*Exercise instructions:* Pick out each line of the records that includes the string "this", and copy it.

*Figure scripts:*
=-=-=-=-=

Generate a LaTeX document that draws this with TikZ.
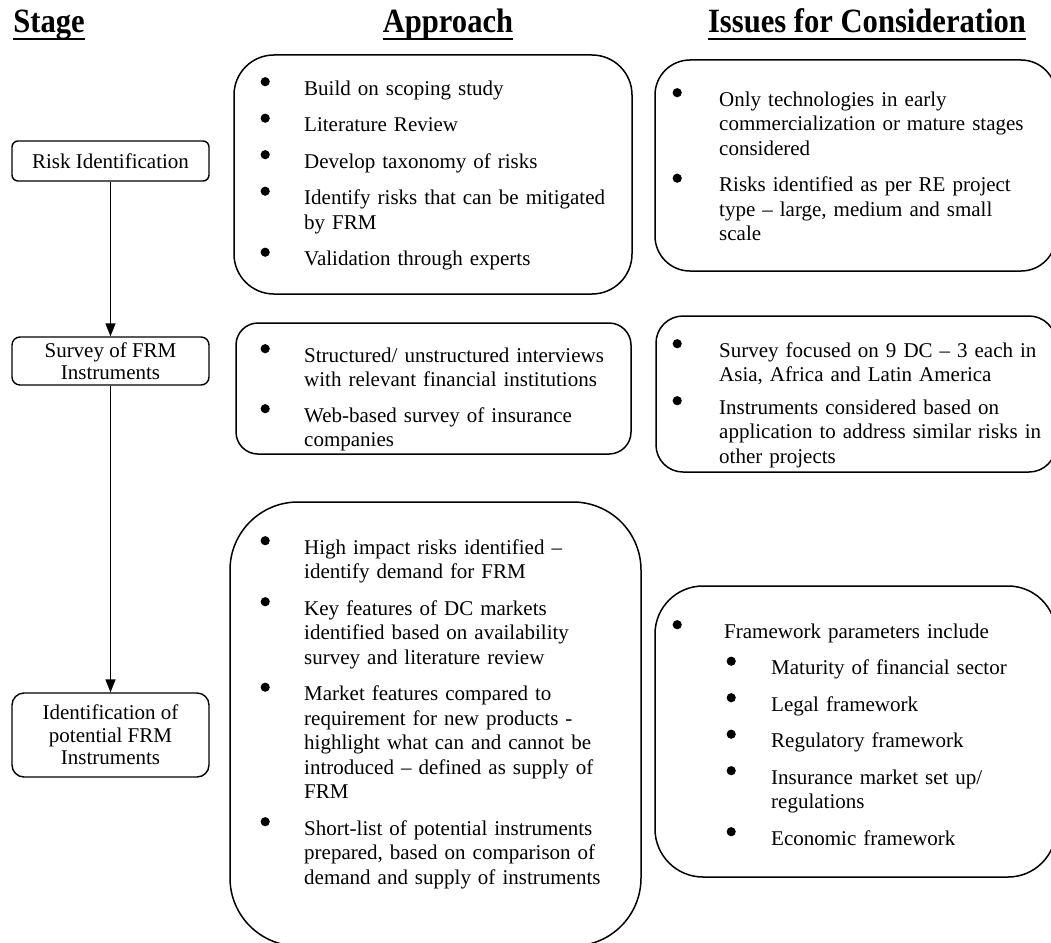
\documentclass[tikz,border=0pt]{standalone}
\usepackage{fontspec}
\setmainfont{Liberation Serif}
\usetikzlibrary{arrows.meta}
\newcommand\bdot{\tikz[baseline=0pt]{\useasboundingbox (0pt,0pt) rectangle (9pt,0pt);\fill[black] (4.5pt,13.5pt) circle (4.6pt);}}
\newcommand\bitem[2]{\hangindent=#1\hangafter=1\noindent\makebox[#1][l]{\bdot}\rule{0pt}{16pt}#2\par}
\newcommand\sitem[3]{\hangindent=#2\hangafter=1\noindent\makebox[#2][l]{\hspace{#1}\bdot}\rule{0pt}{16pt}#3\par}
\tikzset{
  hdr/.style={anchor=base, inner sep=0pt, font=\fontsize{34}{36}\selectfont\bfseries},
  stagebox/.style={draw, line width=1.4pt, rounded corners=#1, minimum width=197pt, align=center, inner sep=0pt, font=\fontsize{21}{22.5}\selectfont},
  bigbox/.style={draw, line width=1.5pt, rounded corners=#1, inner sep=0pt},
  txt/.style={anchor=north west, inner sep=0pt, text width=400pt, align=left, font=\fontsize{21}{24.5}\selectfont},
  flow/.style={line width=1.4pt, -{Triangle[length=13pt,width=10pt]}},
  uline/.style={line width=2.5pt}
}
\begin{document}
\begin{tikzpicture}[x=1pt,y=-1pt]
\useasboundingbox (0,0) rectangle (1051,942);
% headers
\node[hdr] (hs) at (49,33) {\scalebox{0.9}[1]{Stage}};
\node[hdr] (ha) at (448,33) {\scalebox{0.9}[1]{Approach}};
\node[hdr] (hi) at (867,33) {\scalebox{0.9}[1]{Issues for Consideration}};
\draw[uline] ([yshift=-6pt]hs.base west) -- ([yshift=-6pt]hs.base east);
\draw[uline] ([yshift=-6pt]ha.base west) -- ([yshift=-6pt]ha.base east);
\draw[uline] ([yshift=-6pt]hi.base west) -- ([yshift=-6pt]hi.base east);
% stage boxes
\node[stagebox=6pt, minimum height=40pt] (rid) at (110.5,161) {Risk Identification};
\node[stagebox=8pt, minimum height=48pt] (srv) at (110.5,361) {Survey of FRM\\Instruments};
\node[stagebox=12pt, minimum height=84pt] (idf) at (110.5,735) {Identification of\\potential FRM\\Instruments};
\draw[flow] (rid.south) -- (srv.north);
\draw[flow] (srv.south) -- (idf.north);
% approach boxes
\node[bigbox=40pt, minimum width=398pt, minimum height=239pt] (a1) at (433,174.5) {};
\node[bigbox=22pt, minimum width=395pt, minimum height=131pt] (a2) at (433.5,388.5) {};
\node[bigbox=68pt, minimum width=411pt, minimum height=444pt] (a3) at (435.5,724) {};
% issues boxes
\node[bigbox=35pt, minimum width=401pt, minimum height=211pt] (i1) at (855.5,165.5) {};
\node[bigbox=27pt, minimum width=400pt, minimum height=156pt] (i2) at (856,394) {};
\node[bigbox=48pt, minimum width=401pt, minimum height=291pt] (i3) at (855.5,731.5) {};
% approach texts
\node[txt] (t1) at (260.5,79) {\setlength{\parskip}{12pt}%
\bitem{43.5pt}{Build on scoping study}
\bitem{43.5pt}{Literature Review}
\bitem{43.5pt}{Develop taxonomy of risks}
\bitem{43.5pt}{Identify risks that can be mitigated\newline by FRM}
\bitem{43.5pt}{Validation through experts}};
\node[txt] (t2) at (260.5,346) {\setlength{\parskip}{11pt}%
\bitem{43.5pt}{Structured/ unstructured interviews\newline with relevant financial institutions}
\bitem{43.5pt}{Web-based survey of insurance\newline companies}};
\node[txt] (t3) at (260.5,538) {\setlength{\parskip}{12pt}%
\bitem{43.5pt}{High impact risks identified –\newline identify demand for FRM}
\bitem{43.5pt}{Key features of DC markets\newline identified based on availability\newline survey and literature review}
\bitem{43.5pt}{Market features compared to\newline requirement for new products -\newline highlight what can and cannot be\newline introduced – defined as supply of\newline FRM}
\bitem{43.5pt}{Short-list of potential instruments\newline prepared, based on comparison of\newline demand and supply of instruments}};
% issues texts
\node[txt] (u1) at (672.5,90) {\setlength{\parskip}{12pt}%
\bitem{46.5pt}{Only technologies in early\newline commercialization or mature stages\newline considered}
\bitem{46.5pt}{Risks identified as per RE project\newline type – large, medium and small\newline scale}};
\node[txt] (u2) at (672.5,341) {\setlength{\parskip}{8pt}%
\bitem{46.5pt}{Survey focused on 9 DC – 3 each in\newline Asia, Africa and Latin America}
\bitem{46.5pt}{Instruments considered based on\newline application to address similar risks in\newline other projects}};
\node[txt] (u3) at (672.5,622) {\setlength{\parskip}{12pt}%
\bitem{51.5pt}{Framework parameters include}
\sitem{54pt}{98.5pt}{Maturity of financial sector}
\sitem{54pt}{98.5pt}{Legal framework}
\sitem{54pt}{98.5pt}{Regulatory framework}
\sitem{54pt}{98.5pt}{Insurance market set up/\newline regulations}
\sitem{54pt}{98.5pt}{Economic framework}};
\end{tikzpicture}
\end{document}
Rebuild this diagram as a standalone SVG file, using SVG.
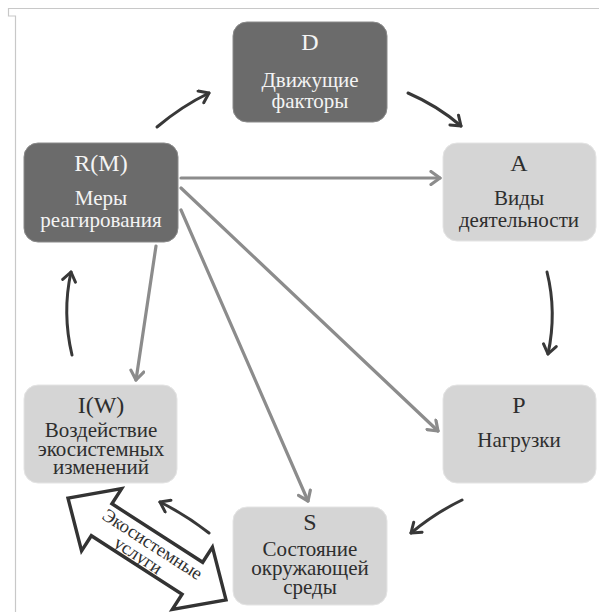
<svg xmlns="http://www.w3.org/2000/svg" width="599" height="612" viewBox="0 0 599 612">
<style>
.frame{fill:none;stroke:#c8c8c8;stroke-width:1.2}
.dark{fill:#6b6b6b;stroke:#8a8a8a;stroke-width:1}
.light{fill:#d5d5d5;stroke:#e4e4e4;stroke-width:1}
text{font-family:"Liberation Serif","Times New Roman",serif;text-anchor:middle}
.tw{fill:#f4f4f4}
.tk{fill:#2e2e2e}
.ttl{font-size:24px}
.bd{font-size:21px}
.cd{fill:none;stroke:#383838;stroke-width:3;stroke-linecap:round}
.cg{fill:none;stroke:#8c8c8c;stroke-width:3.2;stroke-linecap:round}
.dbl{fill:#ffffff;stroke:#333333;stroke-width:3.4;stroke-linejoin:miter}
.lbl{font-size:18.5px;fill:#2e2e2e}
</style>
<defs>
<marker id="ad" markerUnits="userSpaceOnUse" markerWidth="16" markerHeight="16" refX="12" refY="8" orient="auto">
<path d="M3,1.5 L12,8 L3,14.5" fill="none" stroke="#383838" stroke-width="3" stroke-linecap="round" stroke-linejoin="round"/>
</marker>
<marker id="ag" markerUnits="userSpaceOnUse" markerWidth="16" markerHeight="16" refX="12" refY="8" orient="auto">
<path d="M3,1.5 L12,8 L3,14.5" fill="none" stroke="#8c8c8c" stroke-width="3.2" stroke-linecap="round" stroke-linejoin="round"/>
</marker>
</defs>
<rect width="599" height="612" fill="#ffffff"/>
<path class="frame" d="M599,8.5 L8.5,8.5 L8.5,16 L15.5,16 L15.5,612"/>

<g id="connectors">
<path class="cd" d="M157,127 Q182,106 209,93" marker-end="url(#ad)"/>
<path class="cd" d="M408,93 Q438,106 461,126" marker-end="url(#ad)"/>
<path class="cd" d="M547,272 Q557,312 548,354" marker-end="url(#ad)"/>
<path class="cd" d="M462,500 Q435,513 411,533" marker-end="url(#ad)"/>
<path class="cd" d="M209,533 Q186,515 160,502" marker-end="url(#ad)"/>
<path class="cd" d="M72,355 Q62,313 71,272" marker-end="url(#ad)"/>
<path class="cg" d="M181,178 L440,178" marker-end="url(#ag)"/>
<path class="cg" d="M181,188 L438,431" marker-end="url(#ag)"/>
<path class="cg" d="M181,210 L308,501" marker-end="url(#ag)"/>
<path class="cg" d="M156,246 L136,380" marker-end="url(#ag)"/>
</g>

<g id="ecosystem-services" transform="translate(147,549) rotate(32.8)">
<polygon class="dbl" points="-94,0 -54,-37 -54,-19 54,-19 54,-37 94,0 54,37 54,19 -54,19 -54,37"/>
<text class="lbl" x="2" y="-1">Экосистемные</text>
<text class="lbl" x="-4" y="16">услуги</text>
</g>

<g id="node-D">
<rect class="dark" x="233" y="22" width="154" height="100" rx="14"/>
<text class="tw ttl" x="310" y="50">D</text>
<text class="tw bd" x="310" y="87">Движущие</text>
<text class="tw bd" x="310" y="108">факторы</text>
</g>
<g id="node-RM">
<rect class="dark" x="24" y="143" width="154" height="99" rx="14"/>
<text class="tw ttl" x="101" y="171">R(M)</text>
<text class="tw bd" x="101" y="205">Меры</text>
<text class="tw bd" x="101" y="227">реагирования</text>
</g>
<g id="node-A">
<rect class="light" x="443" y="143" width="153" height="98" rx="14"/>
<text class="tk ttl" x="519" y="171">A</text>
<text class="tk bd" x="519" y="205">Виды</text>
<text class="tk bd" x="519" y="227">деятельности</text>
</g>
<g id="node-IW">
<rect class="light" x="24" y="385" width="153" height="98" rx="14"/>
<text class="tk ttl" x="101" y="413">I(W)</text>
<text class="tk bd" x="101" y="437">Воздействие</text>
<text class="tk bd" x="101" y="456">экосистемных</text>
<text class="tk bd" x="101" y="474">изменений</text>
</g>
<g id="node-P">
<rect class="light" x="443" y="385" width="153" height="98" rx="14"/>
<text class="tk ttl" x="519" y="413">P</text>
<text class="tk bd" x="519" y="447">Нагрузки</text>
</g>
<g id="node-S">
<rect class="light" x="233" y="507" width="154" height="98" rx="14"/>
<text class="tk ttl" x="310" y="530">S</text>
<text class="tk bd" x="310" y="556">Состояние</text>
<text class="tk bd" x="310" y="575">окружающей</text>
<text class="tk bd" x="310" y="594">среды</text>
</g>
</svg>
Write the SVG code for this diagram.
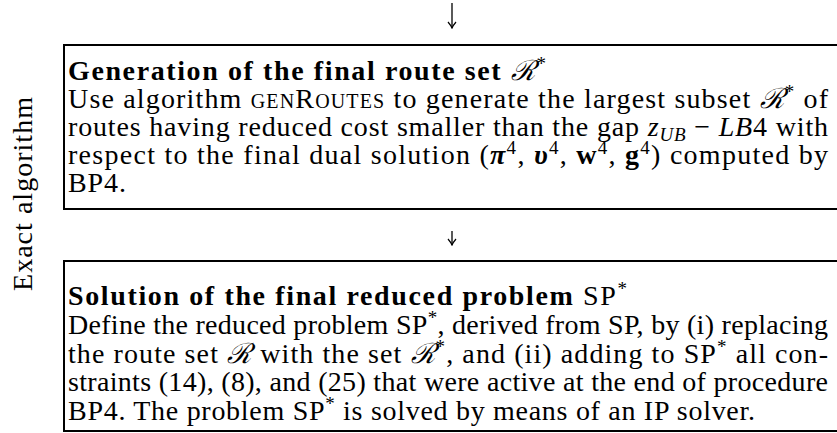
<svg xmlns="http://www.w3.org/2000/svg" width="837" height="433" viewBox="0 0 837 433">
<style>
.t{font-family:"Liberation Serif","Times New Roman",serif;font-size:28px;fill:#000}
.b{font-weight:bold}
.i{font-style:italic}
.bi{font-weight:bold;font-style:italic}
.sc{font-variant:small-caps}
.s{font-size:19px}
.scr{font-family:"DejaVu Serif",serif;font-style:italic;font-weight:normal}
.box{fill:#fff;stroke:#000;stroke-width:2}
.con{stroke:#000;stroke-width:1.3;fill:none}
</style>
<defs>
<marker id="ah" viewBox="-7 -5 8 10" refX="0" refY="0" markerWidth="8" markerHeight="10" markerUnits="userSpaceOnUse" orient="auto">
<path d="M-6,-4 Q-2.5,-1 0,0 Q-2.5,1 -6,4" fill="none" stroke="#000" stroke-width="1.2"/>
</marker>
</defs>
<rect width="837" height="433" fill="#fff"/>
<g id="side-label">
<text class="t" transform="translate(32,194) rotate(-90)" text-anchor="middle" textLength="194" lengthAdjust="spacing">Exact algorithm</text>
</g>
<g id="connectors">
<line class="con" x1="452" y1="3" x2="452" y2="28" marker-end="url(#ah)"/>
<line class="con" x1="452" y1="231" x2="452" y2="245" marker-end="url(#ah)"/>
</g>
<g id="node-generation">
<rect class="box" x="64" y="45" width="790" height="164"/>
<text class="t b" x="68" y="80" textLength="478" lengthAdjust="spacing">Generation of the final route set <tspan class="scr">ℛ</tspan><tspan class="s" dy="-10" style="font-weight:normal">*</tspan></text>
<text class="t" x="68" y="108" textLength="760" lengthAdjust="spacing">Use algorithm <tspan class="sc">genRoutes</tspan> to generate the largest subset <tspan class="scr">ℛ</tspan><tspan class="s" dy="-10">*</tspan><tspan dy="10"> of</tspan></text>
<text class="t" x="68" y="136" textLength="760" lengthAdjust="spacing">routes having reduced cost smaller than the gap <tspan class="i">z</tspan><tspan class="i s" dy="5">UB</tspan><tspan dy="-5"> − </tspan><tspan class="i">LB</tspan>4 with</text>
<text class="t" x="68" y="164" textLength="760" lengthAdjust="spacing">respect to the final dual solution (<tspan class="bi">π</tspan><tspan class="s" dy="-10">4</tspan><tspan dy="10">, </tspan><tspan class="bi">υ</tspan><tspan class="s" dy="-10">4</tspan><tspan dy="10">, </tspan><tspan class="b">w</tspan><tspan class="s" dy="-10">4</tspan><tspan dy="10">, </tspan><tspan class="b">g</tspan><tspan class="s" dy="-10">4</tspan><tspan dy="10">) computed by</tspan></text>
<text class="t" x="68" y="192" textLength="58" lengthAdjust="spacing">BP4.</text>
</g>
<g id="node-solution">
<rect class="box" x="64" y="261" width="790" height="170"/>
<text class="t" x="68" y="305" textLength="559" lengthAdjust="spacing"><tspan class="b">Solution of the final reduced problem</tspan> SP<tspan class="s" dy="-10">*</tspan></text>
<text class="t" x="68" y="334" textLength="760" lengthAdjust="spacing">Define the reduced problem SP<tspan class="s" dy="-10">*</tspan><tspan dy="10">, derived from SP, by (i) replacing</tspan></text>
<text class="t" x="68" y="363" textLength="760" lengthAdjust="spacing">the route set <tspan class="scr">ℛ</tspan> with the set <tspan class="scr">ℛ</tspan><tspan class="s" dy="-10">*</tspan><tspan dy="10">, and (ii) adding to SP</tspan><tspan class="s" dy="-10">*</tspan><tspan dy="10"> all con-</tspan></text>
<text class="t" x="68" y="391" textLength="760" lengthAdjust="spacing">straints (14), (8), and (25) that were active at the end of procedure</text>
<text class="t" x="68" y="420" textLength="687" lengthAdjust="spacing">BP4. The problem SP<tspan class="s" dy="-10">*</tspan><tspan dy="10"> is solved by means of an IP solver.</tspan></text>
</g>
</svg>
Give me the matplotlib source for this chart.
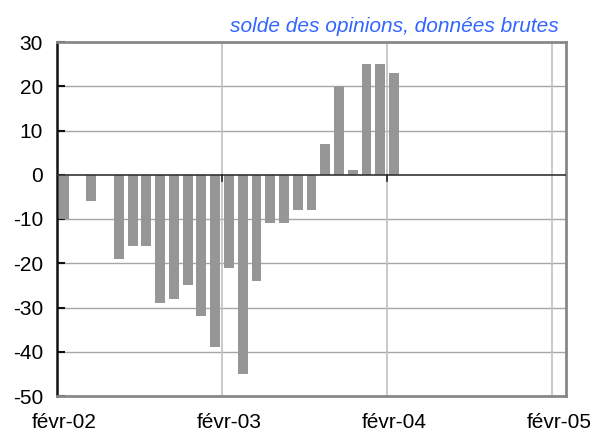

=-=-=-=-=

*Exercise answer:*
Generate a LaTeX document that draws this with TikZ.
Rebuild this diagram as a standalone SVG file, using SVG.
Write the SVG code for this diagram.
Give me the matplotlib source for this chart.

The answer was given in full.